How can I troubleshoot cross-cluster replication failures on my Amazon OpenSearch Service cluster?
My cross-cluster replication isn’t working on my Amazon OpenSearch Service cluster.
Description
You can set up a cross-cluster connection to replicate indexes from one domain to another. Before you begin, make sure that you adhere to the limitations, prerequisites, and permissions requirements.
Note: cross-cluster replication doesn't work with data streams. For more information, see data streams on the OpenSearch website.
Resolution
Follow these troubleshooting steps for your use case.
Note: If you activated OpenSearch Service error logs, you can get additional troubleshooting information. For more information, see Viewing OpenSearch Service error logs.
Check the replication task status
-
Check the progress of the bootstrapping state using the following command:
GET _cat/recovery?active_only=true
Example output:
index shard time type stage source_host source_node target_host target_node repository snapshot files files_recovered files_percent files_total bytes bytes_recovered bytes_percent bytes_total translog_ops translog_ops_recovered translog_ops_percent test-follower-index 0 1.8s snapshot index n/a n/a x.x.x.x d76fd4d86d2307b6xxxxxx replication-remote-repo-connection1 replication-remote-snapshot 24 24 100.0% 24 1596356 1596356 100.0% 1596356 0 0 100.0% test-follower-index 1 2.8s snapshot index n/a n/a x.x.x.x 9ab1495309b8e53axxxxxx replication-remote-repo-connection1 replication-remote-snapshot 24 24 100.0% 24 1596356 1596356 100.0% 1596356 0 0 100.0% test-follower-index 2 1.8s snapshot index n/a n/a x.x.x.x d76fd4d86d2307b6xxxxxx replication-remote-repo-connection1 replication-remote-snapshot 24 24 1000.0% 24 1596356 1596356 100.0% 1596356 0 0 100.0% test-follower-index 3 2.9s snapshot index n/a n/a x.x.x.x d76fd4d86d2307b6xxxxxx replication-remote-repo-connection1 replication-remote-snapshot 24 24 100.0% 24 1596356 1596356 100.0% 1596356 0 0 100.0% test-follower-index 4 2.7s snapshot index n/a n/a x.x.x.x 9ab1495309b8e53xxxxxxx replication-remote-repo-connection1 replication-remote-snapshot 24 24 100.0% 24 1596356 1596356 100.0% 1596456 0 0 100.0%
Note: Cross-cluster replication doesn't support replication of system indices.

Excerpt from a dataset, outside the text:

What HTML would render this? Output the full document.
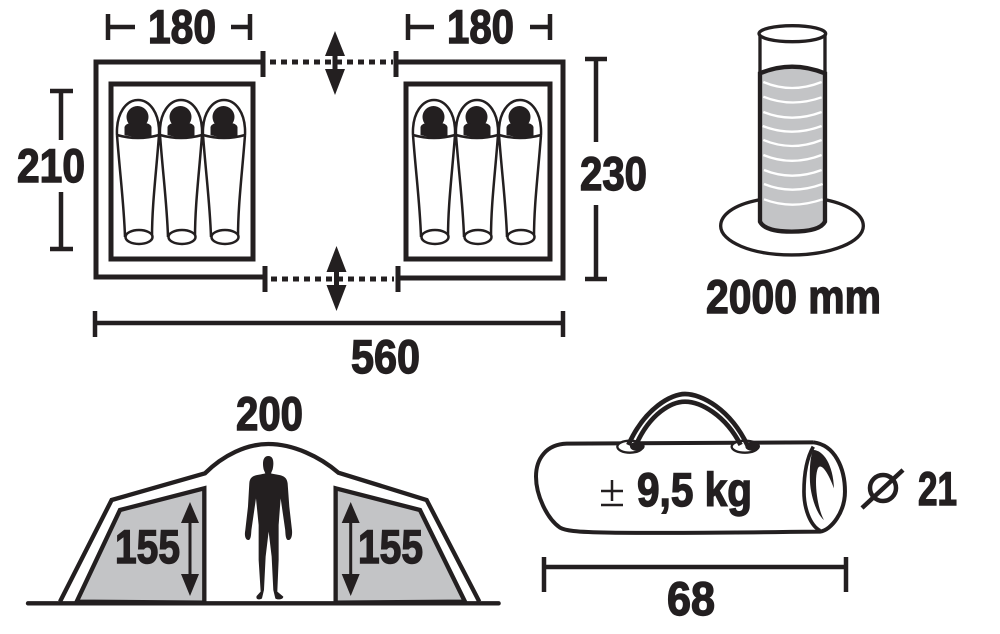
<!DOCTYPE html>
<html><head><meta charset="utf-8"><style>
html,body{margin:0;padding:0;background:#fff}
svg{display:block}
text{font-family:"Liberation Sans",sans-serif;font-weight:bold;fill:#231f20;stroke:#231f20;stroke-width:1.4}
</style></head><body>
<svg width="1000" height="634" viewBox="0 0 1000 634" xmlns="http://www.w3.org/2000/svg">
<defs>
<g id="bag">
<path d="M-21 20 C-22 -3 -11 -15 0 -15 C11 -15 22 -3 21 20" fill="none" stroke="#231f20" stroke-width="2.500"/>
<path d="M-21 20 C-18 60 -14 90 -13 122 M21 20 C18 60 14 90 14 122" fill="none" stroke="#231f20" stroke-width="2.500"/>
<path d="M-21 20 Q0 26 21 20" fill="none" stroke="#231f20" stroke-width="2.500"/>
<circle cx="-0.500" cy="2" r="11" fill="#231f20"/>
<path d="M-13.500 20 L-13.500 12 Q-12 8 -6 8 L6 8 Q12 8 13.500 12 L13.500 21 Q0 24 -13.500 20Z" fill="#231f20"/>
<ellipse cx="1" cy="122" rx="13.500" ry="7" fill="#fff" stroke="#231f20" stroke-width="2.500"/>
</g>
</defs>
<rect width="1000" height="634" fill="#fff"/>

<!-- plan -->
<g fill="none" stroke="#231f20" stroke-width="5">
<path d="M263 62 L96 62 L96 277 L264 277"/>
<path d="M396 62 L563 62 L563 278 L398 278"/>
<rect x="111" y="84" width="142" height="175"/>
<rect x="406" y="84" width="144" height="175"/>
<path d="M263 51V77M396 51V77M265 266V292M398 266V292" stroke-width="5"/>
<path d="M270 62H393M271 279H394" stroke-dasharray="6 5" stroke-width="5"/>
</g>
<use href="#bag" x="138" y="115"/>
<use href="#bag" x="181" y="115"/>
<use href="#bag" x="224" y="115"/>
<use href="#bag" x="434" y="115"/>
<use href="#bag" x="477" y="115"/>
<use href="#bag" x="520" y="115"/>

<g fill="#231f20" stroke="none">
<path d="M335 31 L345 56 L337.500 56 V69 H345 L335 95 L325 69 H332.500 V56 H325Z"/>
<path d="M336.500 246 L346.500 272 L339 272 V285 H346.500 L336.500 311 L326.500 285 H334 V272 H326.500Z"/>
</g>

<!-- dimensions -->
<g fill="none" stroke="#231f20" stroke-width="4.500">
<path d="M108 14V40M108 27H135M231 27H250M250 14V40"/>
<path d="M408 14V40M408 27H434M530 27H550M550 14V40"/>
<path d="M50 91H73M61 91V140M61 192V249M50 249H73"/>
<path d="M585 59H607M596 59V142M596 205V279M585 279H607"/>
<path d="M95 311V337M95 323H563M563 311V337"/>
<path d="M544 557V592M544 567H846M846 557V592"/>
</g>

<!-- cylinder -->
<g transform="translate(710,20) scale(.3333)" fill="none" stroke="#231f20" stroke-width="10">
<path d="M145 540 C70 555 32 585 32 618 C32 665 125 705 245 705 C365 705 460 665 460 618 C460 585 420 555 350 540" stroke-width="10"/>
<path d="M150 160 Q245 120 345 160 V605 Q330 635 245 635 Q165 635 150 605Z" fill="#c3c4c6" stroke-width="13"/>
<path d="M150 40 V160 M345 40 V160" stroke-width="10"/>
<ellipse cx="247" cy="41" rx="100" ry="24" fill="#fff" stroke-width="10"/>
<g stroke="#fff" stroke-width="7">
<path d="M160 186 Q245 222 335 186"/>
<path d="M160 230 Q245 264 335 232"/>
<path d="M160 276 Q245 310 335 276"/>
<path d="M158 318 Q245 352 335 318"/>
<path d="M160 360 Q245 396 335 360"/>
<path d="M160 405 Q245 440 335 405"/>
<path d="M162 450 Q245 484 335 450"/>
<path d="M162 492 Q245 526 338 492"/>
<path d="M162 538 Q245 570 338 538"/>
</g>
</g>

<!-- tent -->
<g transform="translate(20,430) scale(.3333)" stroke="#231f20" stroke-linejoin="miter">
<path d="M120 515 L275 210 L555 130 C610 75 680 42 745 42 C820 42 900 80 955 128 L1220 210 L1378 515" fill="none" stroke-width="13"/>
<path d="M170 515 L300 240 L553 175 V518Z" fill="#c3c4c6" stroke-width="13"/>
<path d="M947 175 L1200 240 L1335 515 L947 518Z" fill="#c3c4c6" stroke-width="13"/>
<path d="M24 520H1436" fill="none" stroke-width="13" stroke-linecap="round"/>
<path d="M745 78 C762 78 762 100 758 118 L753 130 C775 136 800 132 803 160 L808 230 L816 300 C818 320 812 332 803 330 C795 325 797 305 795 295 L782 205 L776 285 L776 390 L772 485 L790 500 C790 510 770 510 766 505 L760 480 L755 380 L746 305 L737 380 L732 480 L726 505 C720 510 706 510 710 498 L722 485 L716 390 L716 285 L708 205 L695 295 C693 305 695 325 687 330 C678 332 672 320 676 300 L684 230 L688 160 C690 132 715 136 736 130 L731 118 C727 100 728 78 745 78Z" fill="#231f20" stroke="none"/>
</g>
<g fill="#231f20" stroke="none">
<path d="M190 502 L199 523 L191.500 523 V574 H199 L190 596 L181 574 H188.500 V523 H181Z"/>
<path d="M350.700 502 L359.700 523 L352.200 523 V574 H359.700 L350.700 596 L341.700 574 H349.200 V523 H341.700Z"/>
</g>

<!-- carry bag -->
<g transform="translate(530,385) scale(.3333)" fill="none" stroke="#231f20" stroke-width="11">
<path d="M850 172 L110 176 C50 178 18 220 18 275 C18 330 50 400 90 428 C120 445 200 447 870 440 C905 435 945 380 945 320 C945 250 915 180 850 172" stroke-width="12"/>
<path d="M850 185 C830 220 822 270 822 320 C822 370 840 420 870 437" stroke-width="11"/>
<path d="M850 195 C880 195 910 240 912 310 C890 250 868 230 862 255 C852 290 862 370 882 405 C858 385 842 330 840 290 C838 245 842 210 850 195Z" fill="#231f20" stroke="none"/>
<ellipse cx="300" cy="185" rx="38" ry="18" fill="#fff" stroke-width="7"/>
<ellipse cx="645" cy="185" rx="40" ry="18" fill="#fff" stroke-width="7"/>
<path d="M295 180 C345 68 425 27 465 27 C515 27 600 72 652 180" stroke-width="14"/>
<path d="M318 180 C360 85 425 50 465 50 C510 50 585 88 632 180" stroke-width="14"/>
<ellipse cx="322" cy="184" rx="22" ry="14" fill="#231f20" stroke="none"/>
<ellipse cx="668" cy="184" rx="22" ry="14" fill="#231f20" stroke="none"/>
</g>

<g font-size="47">
<text x="148" y="43" textLength="68" lengthAdjust="spacingAndGlyphs">180</text>
<text x="447" y="43" textLength="67" lengthAdjust="spacingAndGlyphs">180</text>
<text x="17" y="182" textLength="68" lengthAdjust="spacingAndGlyphs">210</text>
<text x="580" y="190" textLength="67" lengthAdjust="spacingAndGlyphs">230</text>
<text x="351" y="373" textLength="69" lengthAdjust="spacingAndGlyphs">560</text>
<text x="706" y="313" textLength="175" lengthAdjust="spacingAndGlyphs">2000 mm</text>
<text x="236" y="430" textLength="67" lengthAdjust="spacingAndGlyphs">200</text>
<text x="115" y="563" textLength="65" lengthAdjust="spacingAndGlyphs">155</text>
<text x="358" y="563" textLength="65" lengthAdjust="spacingAndGlyphs">155</text>
<text x="637" y="506" textLength="115" lengthAdjust="spacingAndGlyphs">9,5 kg</text>
<text x="667" y="615" textLength="48" lengthAdjust="spacingAndGlyphs">68</text>
<text x="918" y="505" textLength="39" lengthAdjust="spacingAndGlyphs">21</text>
</g>
<path d="M601 491H623M612 480V501M601 505H623" fill="none" stroke="#231f20" stroke-width="2.500"/>
<g fill="none" stroke="#231f20" stroke-width="4.500">
<circle cx="883" cy="488" r="13"/>
<path d="M862 508L903 470"/>
</g>
</svg>
</body></html>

For more information, see Cross-cluster replication limitations.
-
If the index replication state is syncing, then check the replication status:
GET _plugins/_replication/<index_name>/_status?pretty
Example output:
{ "status" : "PAUSED", "reason" : "Paused by AWS due to burstable instance type", "leader_alias" : "connection1", "leader_index" : "test-leader-index", "follower_index" : "test-follower-index" }
-
In the replication status output, note the "reason" section and take any required action to resolve the replication failure and resume replication.
-
(Optional) You can temporarily pause and resume replication if you need to remediate issues or reduce load on the leader with the following commands:
POST _plugins/_replication/<index_name>/_pause {} POST _plugins/_replication/<index_name>/_resume {} POST _plugins/_replication/<index_name>/_stop {}
Note: You can't resume replication after it's been paused for more than 12 hours. You must stop replication, delete the follower index, and restart replication of the leader.
Auto-follow failures
Auto-follow replication rules check the leader domain for new indices and replicates indices that match a specified pattern.
-
Check state of auto-follow replication rules with the following command:
GET _plugins/_replication/autofollow_stats
Example output:
{ "num_success_start_replication" : 1, "num_failed_start_replication" : 0, "num_failed_leader_calls" : 0, "failed_indices" : [ ".kibana_2", ".opendistro-reports-definitions", ".opendistro-reports-instances", ".kibana_3" ], "autofollow_stats" : [ { "name" : "rule1", "pattern" : "*", "num_success_start_replication" : 1, "num_failed_start_replication" : 0, "num_failed_leader_calls" : 0, "failed_indices" : [ ".kibana_2", ".opendistro-reports-definitions", ".opendistro-reports-instances", ".kibana_3" ], "last_execution_time" : 1679381247239 } ] }
-
Check how long the replication task is running:
GET _cat/tasks?v&actions=cluster:admin/plugins/replication/autofollow[c]&detailed
-
Check the status of individual replication indices with the following command:
GET _plugins/_replication/<index_name>/_status?pretty
Auto-follow restarts
After you have resolved the replication failure, follow these steps to delete and re-recreate the auto-follow rule.
-
Get the list of the failed indices:
GET _cluster/state?pretty&filter_path=metadata.replication_metadata
Note: The output for "REPLICATION_LAST_KNOWN_OVERALL_STATE" should be "FAILED".
-
Stop replication:
POST _plugins/_replication/<failed_index_name>/_stop {}
-
Delete indicies:
DELETE <failed_index_name>
-
Delete the auto-follow rule:
DELETE _plugins/_replication/_autofollow { "leader_alias" : "<connection_alias>", "name": "<rule_name>" }
-
Re-create auto-follow rule with your index pattern:
POST _plugins/_replication/_autofollow { "leader_alias": "<connection_alias>", "name": "<rule_name>", "pattern": "<index_pattern>", "use_roles": { "leader_cluster_role": "<leader_cluster_role>", "follower_cluster_role": "<follower_cluster_role>" } }
Check replication latency
Check for high JVM memory pressure for the leader and follower domains for high latency. If the domain status is healthy, check the LeaderCheckPoint and FollowerCheckPoint replication metrics to determine if latency is increasing or static.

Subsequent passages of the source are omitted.